I’ve been experimenting with innegra 2 oz. When my sample arrived in the mail I thought they made a mistake and sent me 6oz. That’s how big the weave is, but a ot looser. Then I realized it’s feather light.
So I’ve been doing my samples and just read a quote by someone saying the bigger the weave the more the resin pools in the little voids. So I had a thought - could I lam with an epoxy cabosil/q cell mix? The innegra is kind of resin phobic to begin with. It does not seem to saturate,. So if it’s just a question of adhering and filling the voids maybe a lighter mix might be better?
I haven’t really understood how vac bagging a lam will make it lighter that a hand lam? My intention is to squeegee as dry as possible my hand lams. Are you actually sucking resin out of the bag when applying the vacuum??? If not, then the weight is the same. Maybe distributed differently? More in the cloth less in the foam? Yet you say to wet the foam first?
When baggin a lam, you need to use peelply and a resin absorbing cloth.
Wetting the blank first is not nessecairy if you impregnate the cloth on a table before putting it on the blank.
So first you put the innegra on the blank, then peelply, then resin absorbing cloth and then you put it in the vac bag. This will press the lam on the blank and suck the too much resin in the cloth.

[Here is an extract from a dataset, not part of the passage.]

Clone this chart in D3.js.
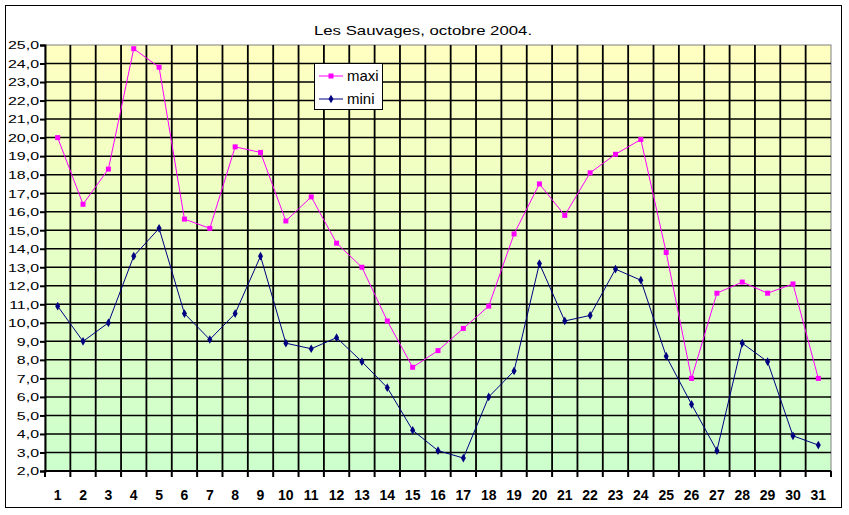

Afterwards you pull the peel ply from the lam and it’s done.
**As to weight specification you might need to be careful,
some companies describe the weight as the weight of the cloth alone per as
defined unit area;A.N.Other companies may
describe the weight as the weight of the cloth plus the weight of the
recommended resin application per the as defined unit area.Have fun.**
You can’t get the same ratio that bagging will acheive when you hand lam. The bagging will force all the extra resin through the cloth and out to the material you use to soak that up. It also forces the cloth or whatever you have down onto the blank and holds it there until the vacuum is turned off.
I think that in time you could get to the point where you can do a single pull and get a finished quality surface.
So peel ply and/or breather absorbs resin? It then is a disposable, single use product? I looked up some products at Fiberglasssupply.com. Kind of expensive, especially if you were doing production (which I’m not). Any pointers as to best products / least expensive? I’m just a home builder an cannot buy rolls…
Both are reusable. Not sure how many times you can use it, but more than a few. The material that soaks up the resin that Bernie had kinda made it flaky and you could shake it out a little. It wasn’t like the material was all hard and soaked with dried resin. Probably using way too much resin if that happens.
The resin won’t stick to the other stuff with the tiny holes. That was green colored. The other was white and kinda looked like a felt.
Don’t know the costs, but Bernie doesn’t seem to think about that stuff.
I don’t really think peel ply is reusable, if you are doing clean work. The point of peel ply is to soak up extra epoxy. If it is saturated, the flakes from the last use will "crust " the latest application.
If your technique is good, simple .5 mil painters plastic, or shrink wrap will work, at almost no cost.